Ryan Hybl just completed his eighth season as the head coach at the University of Oklahoma. He capped off the season by bringing the Sooners their second national championship in school history after his team defeated the reigning champion Oregon Ducks in the final round of match play in the 2017 National Championship at Rich Harvest Farms.

Hybl brought success to the Oklahoma program even before leading them to the national title. Oklahoma has been to the NCAA Championship each of the last seven years and is one of five schools to reach the tournament in all the past five seasons. In 2016, his team reached the match play portion of the National Championship tournament for the first time in school history.

Before coming to Oklahoma, Hybl served as an assistant coach for the University of Georgia where he also played collegiate golf. As a player, he received All-America honors twice and was a Ben Hogan Award semifinalist in 2002. That same year Hybl helped Team USA defeat Team Europe at the Arnold Palmer Cup at Doonbeg Golf Club.

We talked with Hybl to talk about the national championship and his time coaching the Sooners.

1. Coach, you are only a few weeks removed from your team capturing the 2017 NCAA Division I National Championship at Rich Harvest Farms. Has it started to sink in yet? Almost a month later, what has it been like on campus and around town?

It is still sinking in more and more every day. Here at OU, we have such a supportive family throughout. Our university and athletic department recognize how difficult it is to win championships, and so everyone definitely values what our guys have just done. We win championships at OU at many of our sports, and we are truly honored to be part of that discussion now.

2. As a player at the University of Georgia, you were named to two PING All-America teams, a Srixon/Cleveland Golf All-America Scholar, and represented the United States in the Arnold Palmer Cup. Looking back, has your college career influenced your coaching style and, if yes, how? Did any lessons you learned when your college team was in a similar situation help you and specifically this spring at the national championship?

I think all of my experiences have helped develop me and my career. I was at a great program at UGA and was part of some of the best teams in college golf, and that is what I have tried to develop here in Norman, Oklahoma.

My coaching style is very similar to how I was a player myself. I try to get our guys as competitive and gritty as possible throughout the year. We do that in different ways every year, but that is the culture that I think we have here at OU.

3. You have been very successful in your time at Oklahoma, and now you can cap off all that hard work with the Sooners' first national championship since 1989. How did you prepare your players leading up to the tournament? Did you do anything differently this year than you have in years past?

The difference for us this year was that we had experience from the previous year.

In 2016, we made our first Final 8 appearance, and our guys looked like we had just made our first Final 8 — anxious and overwhelmed. The minute we got back to the locker room in Norman after the 2016 championship, I told our guys we will be back in there the next year and that we would be so much better.

So as we prepared for the postseason, I could feel the difference in our guys and their perspective on the championship. They had a calmness about them that I will never forget, and there was definitely something special happening with that group during the entire week.
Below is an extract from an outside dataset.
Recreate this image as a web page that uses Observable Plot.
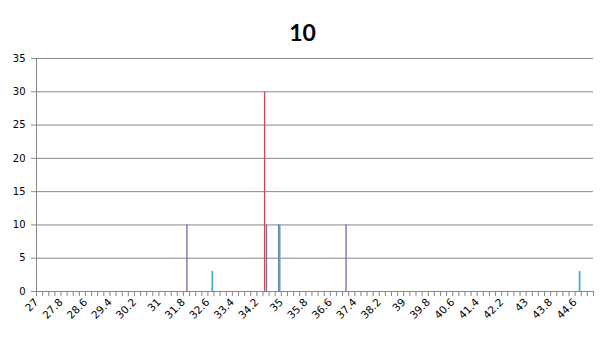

4. At what point during the tournament or season did you realize that your team was playing well enough to win the championship?
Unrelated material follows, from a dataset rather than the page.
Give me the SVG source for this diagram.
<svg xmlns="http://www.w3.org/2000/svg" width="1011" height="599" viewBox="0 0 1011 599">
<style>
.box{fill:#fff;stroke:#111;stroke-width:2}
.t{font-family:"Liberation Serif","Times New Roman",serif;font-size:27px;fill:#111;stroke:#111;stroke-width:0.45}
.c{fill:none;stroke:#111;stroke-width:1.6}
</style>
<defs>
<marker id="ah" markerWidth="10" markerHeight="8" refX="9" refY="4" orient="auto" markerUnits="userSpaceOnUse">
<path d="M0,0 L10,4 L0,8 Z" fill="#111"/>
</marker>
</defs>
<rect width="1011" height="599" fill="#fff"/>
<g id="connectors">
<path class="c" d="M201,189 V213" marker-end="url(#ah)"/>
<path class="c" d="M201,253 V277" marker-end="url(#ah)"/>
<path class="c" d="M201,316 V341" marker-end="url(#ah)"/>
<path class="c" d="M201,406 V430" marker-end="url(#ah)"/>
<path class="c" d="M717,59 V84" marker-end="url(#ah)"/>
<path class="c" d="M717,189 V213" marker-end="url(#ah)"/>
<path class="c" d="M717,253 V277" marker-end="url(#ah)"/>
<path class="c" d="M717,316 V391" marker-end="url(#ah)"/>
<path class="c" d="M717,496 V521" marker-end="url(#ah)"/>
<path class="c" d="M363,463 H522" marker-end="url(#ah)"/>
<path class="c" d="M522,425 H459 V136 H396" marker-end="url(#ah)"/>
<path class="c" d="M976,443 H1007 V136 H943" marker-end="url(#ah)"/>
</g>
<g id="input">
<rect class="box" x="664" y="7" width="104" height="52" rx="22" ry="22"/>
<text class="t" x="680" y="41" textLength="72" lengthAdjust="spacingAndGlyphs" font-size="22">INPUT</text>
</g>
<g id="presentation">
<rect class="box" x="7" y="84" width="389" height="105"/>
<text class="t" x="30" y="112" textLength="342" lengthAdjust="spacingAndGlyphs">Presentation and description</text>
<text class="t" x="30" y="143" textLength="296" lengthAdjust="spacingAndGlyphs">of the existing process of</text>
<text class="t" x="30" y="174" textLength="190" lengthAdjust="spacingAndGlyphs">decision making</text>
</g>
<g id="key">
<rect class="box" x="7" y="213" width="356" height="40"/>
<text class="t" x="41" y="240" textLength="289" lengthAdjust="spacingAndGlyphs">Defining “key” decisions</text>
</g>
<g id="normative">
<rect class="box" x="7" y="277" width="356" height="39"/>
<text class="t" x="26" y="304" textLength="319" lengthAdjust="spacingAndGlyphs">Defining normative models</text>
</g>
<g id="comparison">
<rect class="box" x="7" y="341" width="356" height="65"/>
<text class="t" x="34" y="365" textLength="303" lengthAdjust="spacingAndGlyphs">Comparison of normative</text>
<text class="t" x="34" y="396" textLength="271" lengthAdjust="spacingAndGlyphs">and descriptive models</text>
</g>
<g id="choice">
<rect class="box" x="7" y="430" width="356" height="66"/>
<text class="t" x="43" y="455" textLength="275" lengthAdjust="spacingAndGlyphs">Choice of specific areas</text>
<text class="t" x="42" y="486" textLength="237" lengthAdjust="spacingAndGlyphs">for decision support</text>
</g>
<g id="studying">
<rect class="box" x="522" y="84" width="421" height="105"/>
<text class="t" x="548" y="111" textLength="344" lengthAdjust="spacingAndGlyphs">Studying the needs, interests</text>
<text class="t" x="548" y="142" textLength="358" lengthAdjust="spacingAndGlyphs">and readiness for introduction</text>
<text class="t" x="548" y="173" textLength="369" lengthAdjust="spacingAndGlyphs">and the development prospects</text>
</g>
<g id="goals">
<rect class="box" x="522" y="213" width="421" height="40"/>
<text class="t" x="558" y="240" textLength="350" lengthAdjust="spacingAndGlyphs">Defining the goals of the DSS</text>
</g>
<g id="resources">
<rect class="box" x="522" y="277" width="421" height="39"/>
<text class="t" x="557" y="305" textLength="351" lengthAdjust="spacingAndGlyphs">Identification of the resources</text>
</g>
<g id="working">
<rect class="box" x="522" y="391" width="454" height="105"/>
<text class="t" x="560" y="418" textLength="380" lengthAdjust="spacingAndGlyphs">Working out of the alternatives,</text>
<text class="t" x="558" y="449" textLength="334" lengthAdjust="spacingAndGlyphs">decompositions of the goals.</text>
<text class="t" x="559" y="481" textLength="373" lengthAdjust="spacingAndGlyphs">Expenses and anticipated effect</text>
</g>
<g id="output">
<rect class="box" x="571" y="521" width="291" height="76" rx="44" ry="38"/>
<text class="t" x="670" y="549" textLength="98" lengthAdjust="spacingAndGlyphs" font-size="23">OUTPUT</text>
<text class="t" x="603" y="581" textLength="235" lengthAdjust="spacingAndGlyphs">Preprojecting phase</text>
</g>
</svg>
During the second round, when we got to minus-20 during the stroke-play portion, I felt like our guys collectively all had their games going in the right direction and that we could have a great week. Saying that though, it is such a long and grueling week, you just never know what is around the corner.

5. Your team was able to pull off an incredible rally to beat Baylor in the quarterfinal round of match play. What does it say about your players that they continued to fight even though the odds were stacked against them? What were you telling them on the back nine?
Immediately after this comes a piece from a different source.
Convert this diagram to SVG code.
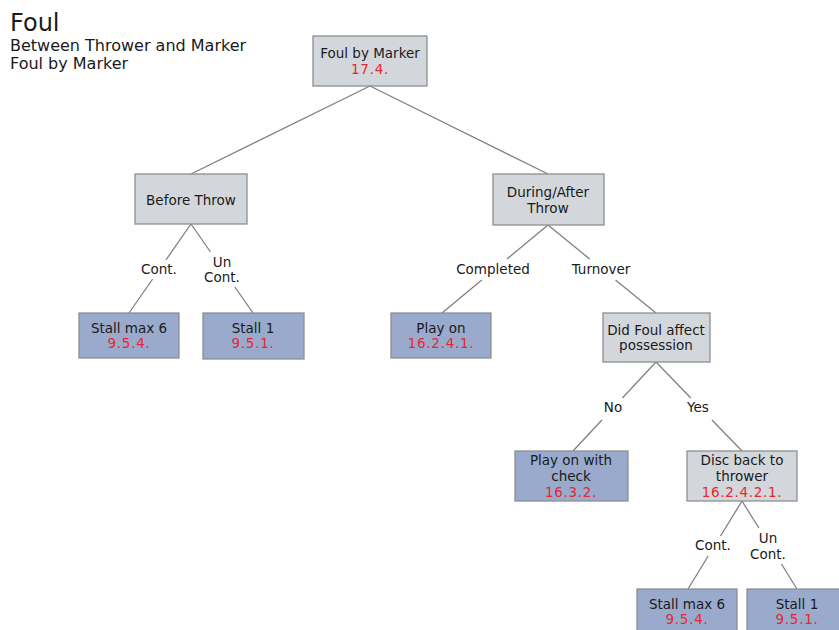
<svg xmlns="http://www.w3.org/2000/svg" width="839" height="630" viewBox="0 0 839 630">
<style>
text{font-family:"DejaVu Sans","Noto Sans",sans-serif;fill:#1a1a1a;}
.t{font-size:13.5px;text-anchor:middle;}
.r{fill:#e8262d;letter-spacing:0.7px;}
.g{fill:#d3d7db;stroke:#8c8f92;stroke-width:1.3;}
.b{fill:#99aacd;stroke:#8c8f92;stroke-width:1.3;}
.c line{stroke:#808080;stroke-width:1.3;}
</style>
<rect width="839" height="630" fill="#fff"/>
<text x="10" y="31" font-size="24">Foul</text>
<text x="10" y="51" font-size="16">Between Thrower and Marker</text>
<text x="10" y="69" font-size="16">Foul by Marker</text>
<g class="c" id="connectors">
<line x1="370" y1="86" x2="191" y2="174"/>
<line x1="370" y1="86" x2="548" y2="174"/>
<line x1="191" y1="224" x2="165.9" y2="260"/><line x1="152.7" y1="279" x2="129" y2="313"/>
<line x1="191" y1="224" x2="210.5" y2="252"/><line x1="234.9" y1="287" x2="253" y2="313"/>
<line x1="548" y1="225" x2="507" y2="259"/><line x1="481.8" y1="280" x2="442" y2="313"/>
<line x1="548" y1="225" x2="589.7" y2="259"/><line x1="615.5" y1="280" x2="656" y2="313"/>
<line x1="656" y1="362" x2="622.4" y2="398"/><line x1="601.9" y1="420" x2="573" y2="451"/>
<line x1="656" y1="362" x2="690.8" y2="398"/><line x1="712" y1="420" x2="742" y2="451"/>
<line x1="742" y1="501" x2="720.5" y2="536"/><line x1="708.2" y1="556" x2="688" y2="589"/>
<line x1="742" y1="501" x2="758.9" y2="528"/><line x1="781.4" y1="564" x2="797" y2="589"/>
<text class="t" x="159" y="274">Cont.</text>
<text class="t" x="222" y="267">Un</text><text class="t" x="222" y="282">Cont.</text>
<text class="t" x="493" y="274">Completed</text>
<text class="t" x="601" y="274">Turnover</text>
<text class="t" x="613" y="412">No</text>
<text class="t" x="698" y="412">Yes</text>
<text class="t" x="713" y="550">Cont.</text>
<text class="t" x="768" y="543">Un</text><text class="t" x="768" y="559">Cont.</text>
</g>
<g id="n-foul-by-marker"><rect class="g" x="313" y="36" width="114" height="50"/><text class="t" x="370" y="58">Foul by Marker</text><text class="t r" x="370" y="74">17.4.</text></g>
<g id="n-before-throw"><rect class="g" x="135" y="174" width="112" height="50"/><text class="t" x="191" y="205">Before Throw</text></g>
<g id="n-during-after"><rect class="g" x="493" y="174" width="111" height="51"/><text class="t" x="548" y="197">During/After</text><text class="t" x="548" y="213">Throw</text></g>
<g id="n-stall6-a"><rect class="b" x="79" y="313" width="100" height="45"/><text class="t" x="129" y="333">Stall max 6</text><text class="t r" x="129" y="348">9.5.4.</text></g>
<g id="n-stall1-a"><rect class="b" x="203" y="313" width="101" height="46"/><text class="t" x="253" y="333">Stall 1</text><text class="t r" x="253" y="348">9.5.1.</text></g>
<g id="n-play-on"><rect class="b" x="391" y="313" width="100" height="45"/><text class="t" x="441" y="333">Play on</text><text class="t r" x="441" y="348">16.2.4.1.</text></g>
<g id="n-did-foul"><rect class="g" x="603" y="313" width="107" height="49"/><text class="t" x="656" y="335">Did Foul affect</text><text class="t" x="656" y="350">possession</text></g>
<g id="n-play-on-check"><rect class="b" x="515" y="451" width="113" height="50"/><text class="t" x="571" y="465">Play on with</text><text class="t" x="571" y="481">check</text><text class="t r" x="571" y="497">16.3.2.</text></g>
<g id="n-disc-back"><rect class="g" x="687" y="451" width="110" height="50"/><text class="t" x="742" y="465">Disc back to</text><text class="t" x="742" y="481">thrower</text><text class="t r" x="742" y="497">16.2.4.2.1.</text></g>
<g id="n-stall6-b"><rect class="b" x="637" y="589" width="100" height="46"/><text class="t" x="687" y="609">Stall max 6</text><text class="t r" x="687" y="624">9.5.4.</text></g>
<g id="n-stall1-b"><rect class="b" x="747" y="589" width="95" height="46"/><text class="t" x="797" y="609">Stall 1</text><text class="t r" x="797" y="624">9.5.1.</text></g>
</svg>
Match play is such an awesome part of our game. The best thing that was happening in the Baylor match for all of our guys is the fact that everyone was in the game.

Even though all five of our guys were down, no one ever got down more than 1 or 2, and there is always hope when you have that going on. Our guys fought so hard and executed at the right time in order for that match to go in our favor

6. What does this national championship victory mean to your personally and to the program as a whole?

This championship is validation for a lot of hard work from a lot of players and coaches. I think back to some of my early years at OU, and I cannot thank the guys then that have allowed our program to continue to grow and become what we are today in 2017.

These memories for our guys will last forever, and we all have this special bond now of being national champions.

7. How do you plan to handle the daunting task of defending the national championship?

We will do the same things we do every year, prepare for each week to get better so that hopefully we will have a chance to compete for a title. Our guys will be even more hungry this year because they have tasted what it feels like to win the big show.